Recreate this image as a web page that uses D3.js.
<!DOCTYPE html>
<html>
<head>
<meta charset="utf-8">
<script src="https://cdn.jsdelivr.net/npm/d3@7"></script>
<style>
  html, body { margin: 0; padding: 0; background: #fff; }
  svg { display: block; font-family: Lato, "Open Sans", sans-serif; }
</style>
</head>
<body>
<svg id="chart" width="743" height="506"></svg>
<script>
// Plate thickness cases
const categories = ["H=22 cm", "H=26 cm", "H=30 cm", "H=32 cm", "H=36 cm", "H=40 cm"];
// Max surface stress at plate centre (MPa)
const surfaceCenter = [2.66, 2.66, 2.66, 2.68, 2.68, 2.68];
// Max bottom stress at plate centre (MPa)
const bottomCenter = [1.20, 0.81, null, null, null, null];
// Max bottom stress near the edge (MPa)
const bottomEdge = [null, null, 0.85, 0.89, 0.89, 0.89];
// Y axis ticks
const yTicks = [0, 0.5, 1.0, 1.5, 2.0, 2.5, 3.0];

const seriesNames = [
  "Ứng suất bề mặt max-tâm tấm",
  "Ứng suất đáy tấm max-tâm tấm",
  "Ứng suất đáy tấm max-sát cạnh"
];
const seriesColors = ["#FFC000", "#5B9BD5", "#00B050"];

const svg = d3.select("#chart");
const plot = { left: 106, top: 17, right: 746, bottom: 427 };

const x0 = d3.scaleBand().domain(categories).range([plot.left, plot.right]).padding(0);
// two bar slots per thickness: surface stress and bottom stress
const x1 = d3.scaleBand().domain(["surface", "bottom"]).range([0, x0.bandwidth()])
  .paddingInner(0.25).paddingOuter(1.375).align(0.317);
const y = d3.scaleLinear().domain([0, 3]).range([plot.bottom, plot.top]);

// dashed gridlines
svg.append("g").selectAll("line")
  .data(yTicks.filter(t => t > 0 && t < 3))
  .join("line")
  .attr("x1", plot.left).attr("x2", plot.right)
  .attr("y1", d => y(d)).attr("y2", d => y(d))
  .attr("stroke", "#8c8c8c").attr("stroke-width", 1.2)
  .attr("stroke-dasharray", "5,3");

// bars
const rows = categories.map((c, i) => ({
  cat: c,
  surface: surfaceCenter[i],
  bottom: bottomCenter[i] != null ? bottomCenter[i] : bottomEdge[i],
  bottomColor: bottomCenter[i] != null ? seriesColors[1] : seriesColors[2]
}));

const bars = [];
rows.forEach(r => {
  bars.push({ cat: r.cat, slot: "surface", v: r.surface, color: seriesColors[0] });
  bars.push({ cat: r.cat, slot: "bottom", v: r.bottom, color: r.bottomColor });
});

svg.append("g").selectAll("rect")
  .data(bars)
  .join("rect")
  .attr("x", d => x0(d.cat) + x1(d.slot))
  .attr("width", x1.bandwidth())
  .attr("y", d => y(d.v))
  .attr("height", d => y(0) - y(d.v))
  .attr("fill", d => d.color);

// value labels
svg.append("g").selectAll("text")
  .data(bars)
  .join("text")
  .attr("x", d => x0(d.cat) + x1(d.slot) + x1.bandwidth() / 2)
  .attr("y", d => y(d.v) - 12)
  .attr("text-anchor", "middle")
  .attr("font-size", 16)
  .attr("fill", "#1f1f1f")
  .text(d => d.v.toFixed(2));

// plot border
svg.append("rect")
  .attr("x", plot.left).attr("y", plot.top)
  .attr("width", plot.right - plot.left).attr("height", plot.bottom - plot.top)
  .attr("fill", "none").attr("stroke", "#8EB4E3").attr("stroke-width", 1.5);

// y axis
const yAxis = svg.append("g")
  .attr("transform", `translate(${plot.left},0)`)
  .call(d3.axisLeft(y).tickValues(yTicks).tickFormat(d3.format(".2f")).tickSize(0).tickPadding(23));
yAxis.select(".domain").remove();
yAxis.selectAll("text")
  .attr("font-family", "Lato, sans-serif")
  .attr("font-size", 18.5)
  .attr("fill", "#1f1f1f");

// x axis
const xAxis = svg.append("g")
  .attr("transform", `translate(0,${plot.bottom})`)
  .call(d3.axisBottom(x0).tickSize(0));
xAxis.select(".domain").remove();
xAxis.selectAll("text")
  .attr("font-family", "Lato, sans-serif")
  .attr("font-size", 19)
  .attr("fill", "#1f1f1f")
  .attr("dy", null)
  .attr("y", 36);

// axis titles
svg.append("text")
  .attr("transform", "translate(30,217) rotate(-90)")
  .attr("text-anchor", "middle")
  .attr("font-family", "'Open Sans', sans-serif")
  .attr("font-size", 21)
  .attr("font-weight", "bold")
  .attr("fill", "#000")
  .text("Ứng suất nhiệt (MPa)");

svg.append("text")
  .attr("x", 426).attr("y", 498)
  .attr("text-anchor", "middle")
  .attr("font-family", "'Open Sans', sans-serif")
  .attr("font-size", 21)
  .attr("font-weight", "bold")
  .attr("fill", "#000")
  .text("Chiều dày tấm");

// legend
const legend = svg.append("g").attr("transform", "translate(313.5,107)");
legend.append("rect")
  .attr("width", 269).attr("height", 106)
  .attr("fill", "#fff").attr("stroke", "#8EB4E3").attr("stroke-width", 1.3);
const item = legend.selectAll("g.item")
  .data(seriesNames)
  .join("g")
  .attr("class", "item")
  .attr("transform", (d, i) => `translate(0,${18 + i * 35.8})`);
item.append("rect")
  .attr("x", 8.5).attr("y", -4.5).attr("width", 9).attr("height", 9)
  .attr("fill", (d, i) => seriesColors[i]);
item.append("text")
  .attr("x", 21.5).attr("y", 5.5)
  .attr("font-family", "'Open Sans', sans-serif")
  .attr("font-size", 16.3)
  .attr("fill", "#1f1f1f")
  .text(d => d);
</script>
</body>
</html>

------------------------------------------------

# [Stated goal]
Return all of the data word for word.

# [Answer for this exercise]
Recreate this image as a web page that uses D3.js.
<!DOCTYPE html>
<html>
<head>
<meta charset="utf-8">
<script src="https://cdn.jsdelivr.net/npm/d3@7"></script>
<style>
  html, body { margin: 0; padding: 0; background: #fff; }
  svg { display: block; font-family: Lato, "Open Sans", sans-serif; }
</style>
</head>
<body>
<svg id="chart" width="743" height="506"></svg>
<script>
// Plate thickness cases
const categories = ["H=22 cm", "H=26 cm", "H=30 cm", "H=32 cm", "H=36 cm", "H=40 cm"];
// Max surface stress at plate centre (MPa)
const surfaceCenter = [2.66, 2.66, 2.66, 2.68, 2.68, 2.68];
// Max bottom stress at plate centre (MPa)
const bottomCenter = [1.20, 0.81, null, null, null, null];
// Max bottom stress near the edge (MPa)
const bottomEdge = [null, null, 0.85, 0.89, 0.89, 0.89];
// Y axis ticks
const yTicks = [0, 0.5, 1.0, 1.5, 2.0, 2.5, 3.0];

const seriesNames = [
  "Ứng suất bề mặt max-tâm tấm",
  "Ứng suất đáy tấm max-tâm tấm",
  "Ứng suất đáy tấm max-sát cạnh"
];
const seriesColors = ["#FFC000", "#5B9BD5", "#00B050"];

const svg = d3.select("#chart");
const plot = { left: 106, top: 17, right: 746, bottom: 427 };

const x0 = d3.scaleBand().domain(categories).range([plot.left, plot.right]).padding(0);
// two bar slots per thickness: surface stress and bottom stress
const x1 = d3.scaleBand().domain(["surface", "bottom"]).range([0, x0.bandwidth()])
  .paddingInner(0.25).paddingOuter(1.375).align(0.317);
const y = d3.scaleLinear().domain([0, 3]).range([plot.bottom, plot.top]);

// dashed gridlines
svg.append("g").selectAll("line")
  .data(yTicks.filter(t => t > 0 && t < 3))
  .join("line")
  .attr("x1", plot.left).attr("x2", plot.right)
  .attr("y1", d => y(d)).attr("y2", d => y(d))
  .attr("stroke", "#8c8c8c").attr("stroke-width", 1.2)
  .attr("stroke-dasharray", "5,3");

// bars
const rows = categories.map((c, i) => ({
  cat: c,
  surface: surfaceCenter[i],
  bottom: bottomCenter[i] != null ? bottomCenter[i] : bottomEdge[i],
  bottomColor: bottomCenter[i] != null ? seriesColors[1] : seriesColors[2]
}));

const bars = [];
rows.forEach(r => {
  bars.push({ cat: r.cat, slot: "surface", v: r.surface, color: seriesColors[0] });
  bars.push({ cat: r.cat, slot: "bottom", v: r.bottom, color: r.bottomColor });
});

svg.append("g").selectAll("rect")
  .data(bars)
  .join("rect")
  .attr("x", d => x0(d.cat) + x1(d.slot))
  .attr("width", x1.bandwidth())
  .attr("y", d => y(d.v))
  .attr("height", d => y(0) - y(d.v))
  .attr("fill", d => d.color);

// value labels
svg.append("g").selectAll("text")
  .data(bars)
  .join("text")
  .attr("x", d => x0(d.cat) + x1(d.slot) + x1.bandwidth() / 2)
  .attr("y", d => y(d.v) - 12)
  .attr("text-anchor", "middle")
  .attr("font-size", 16)
  .attr("fill", "#1f1f1f")
  .text(d => d.v.toFixed(2));

// plot border
svg.append("rect")
  .attr("x", plot.left).attr("y", plot.top)
  .attr("width", plot.right - plot.left).attr("height", plot.bottom - plot.top)
  .attr("fill", "none").attr("stroke", "#8EB4E3").attr("stroke-width", 1.5);

// y axis
const yAxis = svg.append("g")
  .attr("transform", `translate(${plot.left},0)`)
  .call(d3.axisLeft(y).tickValues(yTicks).tickFormat(d3.format(".2f")).tickSize(0).tickPadding(23));
yAxis.select(".domain").remove();
yAxis.selectAll("text")
  .attr("font-family", "Lato, sans-serif")
  .attr("font-size", 18.5)
  .attr("fill", "#1f1f1f");

// x axis
const xAxis = svg.append("g")
  .attr("transform", `translate(0,${plot.bottom})`)
  .call(d3.axisBottom(x0).tickSize(0));
xAxis.select(".domain").remove();
xAxis.selectAll("text")
  .attr("font-family", "Lato, sans-serif")
  .attr("font-size", 19)
  .attr("fill", "#1f1f1f")
  .attr("dy", null)
  .attr("y", 36);

// axis titles
svg.append("text")
  .attr("transform", "translate(30,217) rotate(-90)")
  .attr("text-anchor", "middle")
  .attr("font-family", "'Open Sans', sans-serif")
  .attr("font-size", 21)
  .attr("font-weight", "bold")
  .attr("fill", "#000")
  .text("Ứng suất nhiệt (MPa)");

svg.append("text")
  .attr("x", 426).attr("y", 498)
  .attr("text-anchor", "middle")
  .attr("font-family", "'Open Sans', sans-serif")
  .attr("font-size", 21)
  .attr("font-weight", "bold")
  .attr("fill", "#000")
  .text("Chiều dày tấm");

// legend
const legend = svg.append("g").attr("transform", "translate(313.5,107)");
legend.append("rect")
  .attr("width", 269).attr("height", 106)
  .attr("fill", "#fff").attr("stroke", "#8EB4E3").attr("stroke-width", 1.3);
const item = legend.selectAll("g.item")
  .data(seriesNames)
  .join("g")
  .attr("class", "item")
  .attr("transform", (d, i) => `translate(0,${18 + i * 35.8})`);
item.append("rect")
  .attr("x", 8.5).attr("y", -4.5).attr("width", 9).attr("height", 9)
  .attr("fill", (d, i) => seriesColors[i]);
item.append("text")
  .attr("x", 21.5).attr("y", 5.5)
  .attr("font-family", "'Open Sans', sans-serif")
  .attr("font-size", 16.3)
  .attr("fill", "#1f1f1f")
  .text(d => d);
</script>
</body>
</html>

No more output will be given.